*Exercise task*
Once the pictures are set aside, transcribe the remaining data exactly.

..........

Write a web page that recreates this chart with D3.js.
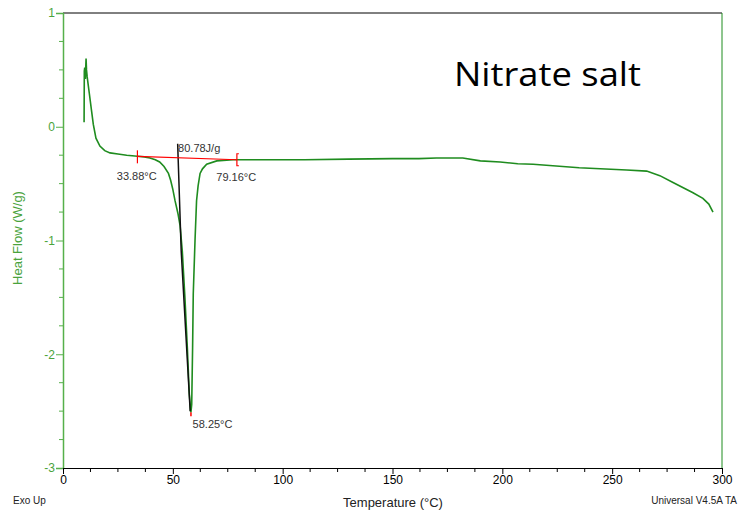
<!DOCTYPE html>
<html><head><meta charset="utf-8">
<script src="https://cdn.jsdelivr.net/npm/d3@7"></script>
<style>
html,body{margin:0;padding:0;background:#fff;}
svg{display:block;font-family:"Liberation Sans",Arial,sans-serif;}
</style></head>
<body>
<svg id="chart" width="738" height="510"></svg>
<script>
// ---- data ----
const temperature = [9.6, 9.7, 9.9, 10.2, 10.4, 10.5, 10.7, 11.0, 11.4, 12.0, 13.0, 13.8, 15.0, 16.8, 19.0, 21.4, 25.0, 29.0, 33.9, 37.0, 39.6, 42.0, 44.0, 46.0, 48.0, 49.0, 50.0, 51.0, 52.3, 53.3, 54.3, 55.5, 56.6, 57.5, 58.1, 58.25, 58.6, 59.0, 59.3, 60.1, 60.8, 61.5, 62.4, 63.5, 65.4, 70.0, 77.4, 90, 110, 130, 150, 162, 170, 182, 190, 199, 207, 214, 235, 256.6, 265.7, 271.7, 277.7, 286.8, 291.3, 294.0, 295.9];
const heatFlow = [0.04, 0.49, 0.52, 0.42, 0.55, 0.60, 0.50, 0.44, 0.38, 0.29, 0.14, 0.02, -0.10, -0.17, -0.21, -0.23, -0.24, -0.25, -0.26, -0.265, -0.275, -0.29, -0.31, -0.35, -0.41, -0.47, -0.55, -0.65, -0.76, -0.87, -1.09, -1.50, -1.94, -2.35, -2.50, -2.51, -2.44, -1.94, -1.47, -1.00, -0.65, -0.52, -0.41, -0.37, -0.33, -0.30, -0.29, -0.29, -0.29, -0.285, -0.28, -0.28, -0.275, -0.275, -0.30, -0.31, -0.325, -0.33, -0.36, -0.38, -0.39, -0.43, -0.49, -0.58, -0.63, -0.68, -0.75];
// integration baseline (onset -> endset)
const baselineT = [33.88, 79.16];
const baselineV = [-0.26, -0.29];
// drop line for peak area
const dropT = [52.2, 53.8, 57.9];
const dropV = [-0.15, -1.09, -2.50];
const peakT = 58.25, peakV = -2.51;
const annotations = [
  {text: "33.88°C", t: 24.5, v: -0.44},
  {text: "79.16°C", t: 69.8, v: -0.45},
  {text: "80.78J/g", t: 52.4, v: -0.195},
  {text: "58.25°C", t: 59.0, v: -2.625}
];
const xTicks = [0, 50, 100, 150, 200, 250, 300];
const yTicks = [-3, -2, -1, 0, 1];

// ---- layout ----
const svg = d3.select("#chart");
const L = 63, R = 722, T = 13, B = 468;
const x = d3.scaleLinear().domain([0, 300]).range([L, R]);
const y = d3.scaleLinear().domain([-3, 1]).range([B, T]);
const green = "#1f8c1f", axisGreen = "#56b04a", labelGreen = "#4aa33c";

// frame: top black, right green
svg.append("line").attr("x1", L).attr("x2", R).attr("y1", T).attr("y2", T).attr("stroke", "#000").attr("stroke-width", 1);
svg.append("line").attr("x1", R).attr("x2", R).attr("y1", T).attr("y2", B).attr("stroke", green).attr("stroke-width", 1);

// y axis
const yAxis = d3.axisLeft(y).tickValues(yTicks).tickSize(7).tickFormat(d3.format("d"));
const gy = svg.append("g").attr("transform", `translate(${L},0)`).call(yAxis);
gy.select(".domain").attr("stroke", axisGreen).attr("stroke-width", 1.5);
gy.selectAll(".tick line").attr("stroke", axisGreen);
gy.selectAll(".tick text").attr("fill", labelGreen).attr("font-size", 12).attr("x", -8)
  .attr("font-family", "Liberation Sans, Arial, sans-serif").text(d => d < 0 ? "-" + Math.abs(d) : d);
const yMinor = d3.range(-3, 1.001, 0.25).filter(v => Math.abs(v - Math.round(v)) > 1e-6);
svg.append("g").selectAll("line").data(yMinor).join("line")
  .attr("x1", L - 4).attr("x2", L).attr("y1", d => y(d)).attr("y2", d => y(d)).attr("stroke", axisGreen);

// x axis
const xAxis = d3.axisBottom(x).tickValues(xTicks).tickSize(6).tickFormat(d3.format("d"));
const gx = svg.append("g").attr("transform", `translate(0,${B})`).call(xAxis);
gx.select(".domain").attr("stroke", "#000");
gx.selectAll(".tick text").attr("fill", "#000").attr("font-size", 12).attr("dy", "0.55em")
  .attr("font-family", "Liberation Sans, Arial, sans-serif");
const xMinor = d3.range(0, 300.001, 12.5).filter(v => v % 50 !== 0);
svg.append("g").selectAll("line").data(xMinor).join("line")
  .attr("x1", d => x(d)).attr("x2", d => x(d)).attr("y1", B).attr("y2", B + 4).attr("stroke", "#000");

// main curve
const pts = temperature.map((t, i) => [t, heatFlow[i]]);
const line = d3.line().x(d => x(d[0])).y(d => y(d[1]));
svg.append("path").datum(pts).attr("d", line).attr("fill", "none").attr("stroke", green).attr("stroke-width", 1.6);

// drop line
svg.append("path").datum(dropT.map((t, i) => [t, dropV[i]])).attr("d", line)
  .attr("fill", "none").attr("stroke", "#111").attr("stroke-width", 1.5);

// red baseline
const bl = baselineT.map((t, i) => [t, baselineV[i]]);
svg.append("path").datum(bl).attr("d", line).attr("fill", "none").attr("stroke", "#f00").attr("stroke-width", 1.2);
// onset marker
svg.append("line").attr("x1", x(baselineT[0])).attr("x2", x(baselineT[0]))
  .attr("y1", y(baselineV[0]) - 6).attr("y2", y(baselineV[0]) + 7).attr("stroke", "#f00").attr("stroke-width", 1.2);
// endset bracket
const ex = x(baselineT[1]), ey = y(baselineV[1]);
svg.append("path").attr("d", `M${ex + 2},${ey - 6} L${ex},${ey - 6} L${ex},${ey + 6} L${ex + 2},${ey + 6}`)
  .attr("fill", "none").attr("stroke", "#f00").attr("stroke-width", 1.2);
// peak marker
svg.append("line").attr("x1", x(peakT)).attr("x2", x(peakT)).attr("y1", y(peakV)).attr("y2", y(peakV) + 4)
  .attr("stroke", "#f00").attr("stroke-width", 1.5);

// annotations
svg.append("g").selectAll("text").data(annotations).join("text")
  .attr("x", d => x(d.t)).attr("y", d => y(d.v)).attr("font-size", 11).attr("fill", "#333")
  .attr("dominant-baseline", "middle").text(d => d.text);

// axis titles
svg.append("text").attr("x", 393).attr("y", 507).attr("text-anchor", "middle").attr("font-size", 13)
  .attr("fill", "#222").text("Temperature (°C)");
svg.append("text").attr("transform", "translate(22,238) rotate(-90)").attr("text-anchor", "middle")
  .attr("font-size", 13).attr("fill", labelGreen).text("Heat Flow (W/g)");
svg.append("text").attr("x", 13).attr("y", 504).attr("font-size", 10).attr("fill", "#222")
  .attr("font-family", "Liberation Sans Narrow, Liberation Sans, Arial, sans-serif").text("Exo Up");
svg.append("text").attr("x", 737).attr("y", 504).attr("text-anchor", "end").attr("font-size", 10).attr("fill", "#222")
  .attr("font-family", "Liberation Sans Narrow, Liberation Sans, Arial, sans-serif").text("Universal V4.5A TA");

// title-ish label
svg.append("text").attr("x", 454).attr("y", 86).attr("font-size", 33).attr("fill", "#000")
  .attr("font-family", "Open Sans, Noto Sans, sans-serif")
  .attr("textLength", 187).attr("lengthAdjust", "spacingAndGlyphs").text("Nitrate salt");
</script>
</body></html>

..........

*Task answer*
Write a web page that recreates this chart with D3.js.
<!DOCTYPE html>
<html><head><meta charset="utf-8">
<script src="https://cdn.jsdelivr.net/npm/d3@7"></script>
<style>
html,body{margin:0;padding:0;background:#fff;}
svg{display:block;font-family:"Liberation Sans",Arial,sans-serif;}
</style></head>
<body>
<svg id="chart" width="738" height="510"></svg>
<script>
// ---- data ----
const temperature = [9.6, 9.7, 9.9, 10.2, 10.4, 10.5, 10.7, 11.0, 11.4, 12.0, 13.0, 13.8, 15.0, 16.8, 19.0, 21.4, 25.0, 29.0, 33.9, 37.0, 39.6, 42.0, 44.0, 46.0, 48.0, 49.0, 50.0, 51.0, 52.3, 53.3, 54.3, 55.5, 56.6, 57.5, 58.1, 58.25, 58.6, 59.0, 59.3, 60.1, 60.8, 61.5, 62.4, 63.5, 65.4, 70.0, 77.4, 90, 110, 130, 150, 162, 170, 182, 190, 199, 207, 214, 235, 256.6, 265.7, 271.7, 277.7, 286.8, 291.3, 294.0, 295.9];
const heatFlow = [0.04, 0.49, 0.52, 0.42, 0.55, 0.60, 0.50, 0.44, 0.38, 0.29, 0.14, 0.02, -0.10, -0.17, -0.21, -0.23, -0.24, -0.25, -0.26, -0.265, -0.275, -0.29, -0.31, -0.35, -0.41, -0.47, -0.55, -0.65, -0.76, -0.87, -1.09, -1.50, -1.94, -2.35, -2.50, -2.51, -2.44, -1.94, -1.47, -1.00, -0.65, -0.52, -0.41, -0.37, -0.33, -0.30, -0.29, -0.29, -0.29, -0.285, -0.28, -0.28, -0.275, -0.275, -0.30, -0.31, -0.325, -0.33, -0.36, -0.38, -0.39, -0.43, -0.49, -0.58, -0.63, -0.68, -0.75];
// integration baseline (onset -> endset)
const baselineT = [33.88, 79.16];
const baselineV = [-0.26, -0.29];
// drop line for peak area
const dropT = [52.2, 53.8, 57.9];
const dropV = [-0.15, -1.09, -2.50];
const peakT = 58.25, peakV = -2.51;
const annotations = [
  {text: "33.88°C", t: 24.5, v: -0.44},
  {text: "79.16°C", t: 69.8, v: -0.45},
  {text: "80.78J/g", t: 52.4, v: -0.195},
  {text: "58.25°C", t: 59.0, v: -2.625}
];
const xTicks = [0, 50, 100, 150, 200, 250, 300];
const yTicks = [-3, -2, -1, 0, 1];

// ---- layout ----
const svg = d3.select("#chart");
const L = 63, R = 722, T = 13, B = 468;
const x = d3.scaleLinear().domain([0, 300]).range([L, R]);
const y = d3.scaleLinear().domain([-3, 1]).range([B, T]);
const green = "#1f8c1f", axisGreen = "#56b04a", labelGreen = "#4aa33c";

// frame: top black, right green
svg.append("line").attr("x1", L).attr("x2", R).attr("y1", T).attr("y2", T).attr("stroke", "#000").attr("stroke-width", 1);
svg.append("line").attr("x1", R).attr("x2", R).attr("y1", T).attr("y2", B).attr("stroke", green).attr("stroke-width", 1);

// y axis
const yAxis = d3.axisLeft(y).tickValues(yTicks).tickSize(7).tickFormat(d3.format("d"));
const gy = svg.append("g").attr("transform", `translate(${L},0)`).call(yAxis);
gy.select(".domain").attr("stroke", axisGreen).attr("stroke-width", 1.5);
gy.selectAll(".tick line").attr("stroke", axisGreen);
gy.selectAll(".tick text").attr("fill", labelGreen).attr("font-size", 12).attr("x", -8)
  .attr("font-family", "Liberation Sans, Arial, sans-serif").text(d => d < 0 ? "-" + Math.abs(d) : d);
const yMinor = d3.range(-3, 1.001, 0.25).filter(v => Math.abs(v - Math.round(v)) > 1e-6);
svg.append("g").selectAll("line").data(yMinor).join("line")
  .attr("x1", L - 4).attr("x2", L).attr("y1", d => y(d)).attr("y2", d => y(d)).attr("stroke", axisGreen);

// x axis
const xAxis = d3.axisBottom(x).tickValues(xTicks).tickSize(6).tickFormat(d3.format("d"));
const gx = svg.append("g").attr("transform", `translate(0,${B})`).call(xAxis);
gx.select(".domain").attr("stroke", "#000");
gx.selectAll(".tick text").attr("fill", "#000").attr("font-size", 12).attr("dy", "0.55em")
  .attr("font-family", "Liberation Sans, Arial, sans-serif");
const xMinor = d3.range(0, 300.001, 12.5).filter(v => v % 50 !== 0);
svg.append("g").selectAll("line").data(xMinor).join("line")
  .attr("x1", d => x(d)).attr("x2", d => x(d)).attr("y1", B).attr("y2", B + 4).attr("stroke", "#000");

// main curve
const pts = temperature.map((t, i) => [t, heatFlow[i]]);
const line = d3.line().x(d => x(d[0])).y(d => y(d[1]));
svg.append("path").datum(pts).attr("d", line).attr("fill", "none").attr("stroke", green).attr("stroke-width", 1.6);

// drop line
svg.append("path").datum(dropT.map((t, i) => [t, dropV[i]])).attr("d", line)
  .attr("fill", "none").attr("stroke", "#111").attr("stroke-width", 1.5);

// red baseline
const bl = baselineT.map((t, i) => [t, baselineV[i]]);
svg.append("path").datum(bl).attr("d", line).attr("fill", "none").attr("stroke", "#f00").attr("stroke-width", 1.2);
// onset marker
svg.append("line").attr("x1", x(baselineT[0])).attr("x2", x(baselineT[0]))
  .attr("y1", y(baselineV[0]) - 6).attr("y2", y(baselineV[0]) + 7).attr("stroke", "#f00").attr("stroke-width", 1.2);
// endset bracket
const ex = x(baselineT[1]), ey = y(baselineV[1]);
svg.append("path").attr("d", `M${ex + 2},${ey - 6} L${ex},${ey - 6} L${ex},${ey + 6} L${ex + 2},${ey + 6}`)
  .attr("fill", "none").attr("stroke", "#f00").attr("stroke-width", 1.2);
// peak marker
svg.append("line").attr("x1", x(peakT)).attr("x2", x(peakT)).attr("y1", y(peakV)).attr("y2", y(peakV) + 4)
  .attr("stroke", "#f00").attr("stroke-width", 1.5);

// annotations
svg.append("g").selectAll("text").data(annotations).join("text")
  .attr("x", d => x(d.t)).attr("y", d => y(d.v)).attr("font-size", 11).attr("fill", "#333")
  .attr("dominant-baseline", "middle").text(d => d.text);

// axis titles
svg.append("text").attr("x", 393).attr("y", 507).attr("text-anchor", "middle").attr("font-size", 13)
  .attr("fill", "#222").text("Temperature (°C)");
svg.append("text").attr("transform", "translate(22,238) rotate(-90)").attr("text-anchor", "middle")
  .attr("font-size", 13).attr("fill", labelGreen).text("Heat Flow (W/g)");
svg.append("text").attr("x", 13).attr("y", 504).attr("font-size", 10).attr("fill", "#222")
  .attr("font-family", "Liberation Sans Narrow, Liberation Sans, Arial, sans-serif").text("Exo Up");
svg.append("text").attr("x", 737).attr("y", 504).attr("text-anchor", "end").attr("font-size", 10).attr("fill", "#222")
  .attr("font-family", "Liberation Sans Narrow, Liberation Sans, Arial, sans-serif").text("Universal V4.5A TA");

// title-ish label
svg.append("text").attr("x", 454).attr("y", 86).attr("font-size", 33).attr("fill", "#000")
  .attr("font-family", "Open Sans, Noto Sans, sans-serif")
  .attr("textLength", 187).attr("lengthAdjust", "spacingAndGlyphs").text("Nitrate salt");
</script>
</body></html>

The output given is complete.